- What the task asks
Each line from the top of the listing through the one holding "from bokeh.resources import INLINE" should be restated word for word, with nothing added and no pictures.
* Start *
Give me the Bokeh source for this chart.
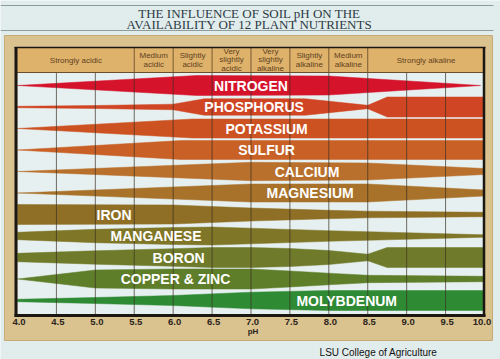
from bokeh.plotting import figure
from bokeh.models import Range1d
from bokeh.core.properties import value
from bokeh.embed import file_html
from bokeh.resources import INLINE

# ---------------- data ----------------
TITLE_LINES = ["THE INFLUENCE OF SOIL pH ON THE", "AVAILABILITY OF 12 PLANT NUTRIENTS"]
SOURCE_TEXT = "LSU College of Agriculture"
AXIS_NAME = "pH"

CLASS_BOUNDS = [4.0, 5.5, 6.0, 6.5, 7.0, 7.5, 8.0, 8.5, 10.0]
CLASS_NAMES = ["Strongly acidic", "Medium\nacidic", "Slightly\nacidic", "Very\nslightly\nacidic",
               "Very\nslightly\nalkaline", "Slightly\nalkaline", "Medium\nalkaline", "Strongly alkaline"]

PH_TICKS = [4.0, 4.5, 5.0, 5.5, 6.0, 6.5, 7.0, 7.5, 8.0, 8.5, 9.0, 9.5, 10.0]
TICK_LABELS = ["4.0", "4.5", "5.0", "5.5", "6.0", "6.5", "7.0", "7.5", "8.0", "8.5", "9.0", "9.5", "10.0"]

NUTRIENTS = ["NITROGEN", "PHOSPHORUS", "POTASSIUM", "SULFUR", "CALCIUM", "MAGNESIUM",
             "IRON", "MANGANESE", "BORON", "COPPER & ZINC", "MOLYBDENUM"]

# relative availability (band width, 1 = full) at pH breakpoints
NITROGEN_PH = [4.0, 6.3, 8.0, 9.95]
NITROGEN_W = [0.0, 1.0, 0.95, 0.0]
PHOSPHORUS_PH = [4.0, 5.0, 6.0, 6.4, 7.7, 8.5, 8.75, 10.0]
PHOSPHORUS_W = [0.07, 0.15, 0.28, 0.82, 0.82, 0.17, 1.0, 1.0]
POTASSIUM_PH = [4.0, 6.25, 10.0]
POTASSIUM_W = [0.0, 0.95, 0.95]
SULFUR_PH = [4.0, 6.1, 10.0]
SULFUR_W = [0.0, 0.95, 0.95]
CALCIUM_PH = [4.0, 7.0, 8.5, 10.0]
CALCIUM_W = [0.0, 0.92, 0.85, 0.3]
MAGNESIUM_PH = [4.0, 7.0, 8.5, 10.0]
MAGNESIUM_W = [0.0, 0.9, 0.9, 0.3]
IRON_PH = [4.0, 6.0, 7.0, 8.0, 8.5, 10.0]
IRON_W = [1.0, 0.95, 0.65, 0.42, 0.33, 0.22]
MANGANESE_PH = [4.0, 5.0, 6.0, 6.5, 7.0, 8.0, 8.5, 10.0]
MANGANESE_W = [0.37, 0.67, 0.85, 0.9, 0.78, 0.53, 0.43, 0.12]
BORON_PH = [4.0, 5.0, 6.0, 6.5, 7.0, 7.5, 8.0, 8.5, 8.75, 10.0]
BORON_W = [0.42, 0.67, 0.88, 1.0, 1.0, 0.9, 0.7, 0.33, 1.0, 1.0]
COPPER_ZINC_PH = [4.0, 5.0, 6.0, 7.0, 7.5, 8.0, 8.5, 10.0]
COPPER_ZINC_W = [0.0, 0.9, 1.0, 1.0, 0.8, 0.58, 0.37, 0.27]
MOLYBDENUM_PH = [4.0, 5.0, 6.0, 7.0, 8.0, 10.0]
MOLYBDENUM_W = [0.12, 0.3, 0.5, 0.83, 1.0, 1.0]

PROFILES_PH = [NITROGEN_PH, PHOSPHORUS_PH, POTASSIUM_PH, SULFUR_PH, CALCIUM_PH, MAGNESIUM_PH,
               IRON_PH, MANGANESE_PH, BORON_PH, COPPER_ZINC_PH, MOLYBDENUM_PH]
PROFILES_W = [NITROGEN_W, PHOSPHORUS_W, POTASSIUM_W, SULFUR_W, CALCIUM_W, MAGNESIUM_W,
              IRON_W, MANGANESE_W, BORON_W, COPPER_ZINC_W, MOLYBDENUM_W]

# label anchor (pH) for each nutrient name
LABEL_PH = [7.0, 7.04, 7.2, 7.2, 7.72, 7.76, 5.24, 5.78, 6.07, 6.03, 8.23]

# ---------------- style ----------------
BAND_COLORS = ["#d5142c", "#d04523", "#cd5222", "#c96126", "#b9702d", "#a8722a",
               "#8f6f25", "#7f7628", "#6f7b2a", "#5e7e2a", "#2f8a34"]
BG = "#e1ecec"
PLOT_BG = "#e6f0f0"
FRAME = "#dbc38f"
HEADER = "#deb26b"
HEADER_TEXT = "#5e3f20"

W, H = 500, 359
PX_PER_PH = 77.83     # pixels per pH unit
X_PH4 = 17.0          # x of pH 4.0
ROW_STEP = 21.5       # pixels between nutrient rows
ROW0 = 85.0           # y of first row centre
HALF = 10.0 / ROW_STEP  # half band height (rows) at full availability


def fx(px):
    return 4.0 + (px - X_PH4) / PX_PER_PH


def fy(py):
    return (py - ROW0) / ROW_STEP


p = figure(width=W, height=H, x_range=Range1d(fx(0), fx(W)), y_range=Range1d(fy(H), fy(0)),
           output_backend="svg", toolbar_location=None, min_border=0,
           x_axis_type=None, y_axis_type=None)
p.grid.visible = False
p.outline_line_color = None
p.background_fill_color = BG
p.border_fill_color = BG

# title rules and title
p.segment(x0=[fx(0), fx(0)], x1=[fx(493), fx(493)], y0=[fy(5), fy(30)], y1=[fy(5), fy(30)],
          line_color="#8e9c9c", line_width=1)
p.text(x=[fx(249), fx(249)], y=[fy(12.8), fy(23.8)], text=TITLE_LINES,
       text_font=value("Liberation Serif"), text_font_size="13px", text_color="#2c3a44",
       text_align="center", text_baseline="middle")

# tan frame, header and plotting area
p.quad(left=[fx(4)], right=[fx(492)], top=[fy(35)], bottom=[fy(340)], fill_color=FRAME,
       line_color="#c6ab74", line_width=1)
p.quad(left=[fx(16)], right=[fx(483)], top=[fy(47.5)], bottom=[fy(72)], fill_color=HEADER, line_color=None)
p.quad(left=[4.0], right=[10.0], top=[fy(72)], bottom=[fy(314)], fill_color=PLOT_BG, line_color=None)

# nutrient bands
xs, ys = [], []
for i, (ph, w) in enumerate(zip(PROFILES_PH, PROFILES_W)):
    xs.append(list(ph) + list(ph[::-1]))
    ys.append([i - v * HALF for v in w] + [i + v * HALF for v in w[::-1]])
p.patches(xs=xs, ys=ys, fill_color=BAND_COLORS, line_color=BAND_COLORS, line_width=0.5)

# grid lines over the bands
inner = PH_TICKS[1:-1]
p.segment(x0=inner, x1=inner, y0=[fy(72)] * len(inner), y1=[fy(314)] * len(inner),
          line_color="#3a3024", line_alpha=0.7, line_width=1)
# header separators
seps = CLASS_BOUNDS[1:-1]
p.segment(x0=seps, x1=seps, y0=[fy(47.5)] * len(seps), y1=[fy(72)] * len(seps),
          line_color="#7a5a34", line_width=1)
p.segment(x0=[fx(16)], x1=[fx(483)], y0=[fy(72)], y1=[fy(72)], line_color="#6b4e2e", line_width=1)

# black border
p.segment(x0=[fx(15.5), fx(14), fx(483.5), fx(14)], x1=[fx(15.5), fx(485), fx(483.5), fx(485)],
          y0=[fy(46.5), fy(315), fy(46.5), fy(47)], y1=[fy(316.5), fy(315), fy(316.5), fy(47)],
          line_color="#1b1712", line_width=[3, 3, 2.5, 1.5])

# header labels
centers = [(a + b) / 2 for a, b in zip(CLASS_BOUNDS[:-1], CLASS_BOUNDS[1:])]
p.text(x=centers, y=[fy(59.5)] * len(centers), text=CLASS_NAMES,
       text_font=value("Liberation Sans"), text_font_size="8px", text_color=HEADER_TEXT,
       text_align="center", text_baseline="middle", text_line_height=0.95)

# nutrient names
p.text(x=LABEL_PH, y=list(range(len(NUTRIENTS))), text=NUTRIENTS,
       text_font=value("Liberation Sans"), text_font_size="14px", text_font_style="bold",
       text_color="#ffffff", text_align="center", text_baseline="middle")

# tick labels and axis name
p.text(x=[t + 1.5 / PX_PER_PH for t in PH_TICKS[:-1]] + [PH_TICKS[-1] - 2.5 / PX_PER_PH],
       y=[fy(321.5)] * len(PH_TICKS), text=TICK_LABELS,
       text_font=value("Liberation Sans"), text_font_size="9.5px", text_font_style="bold",
       text_color="#2a241c", text_align="center", text_baseline="middle")
p.text(x=[7.0 + 2 / PX_PER_PH], y=[fy(331)], text=[AXIS_NAME],
       text_font=value("Liberation Sans"), text_font_size="8px", text_font_style="bold",
       text_color="#2a241c", text_align="center", text_baseline="middle")

# source
p.text(x=[fx(378)], y=[fy(351.5)], text=[SOURCE_TEXT],
       text_font=value("Liberation Sans"), text_font_size="10px", text_color="#111111",
       text_align="center", text_baseline="middle")

open("out.html", "w").write(file_html(p, INLINE))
* End *
- Solution to the problem
Give me the Bokeh source for this chart.
from bokeh.plotting import figure
from bokeh.models import Range1d
from bokeh.core.properties import value
from bokeh.embed import file_html
from bokeh.resources import INLINE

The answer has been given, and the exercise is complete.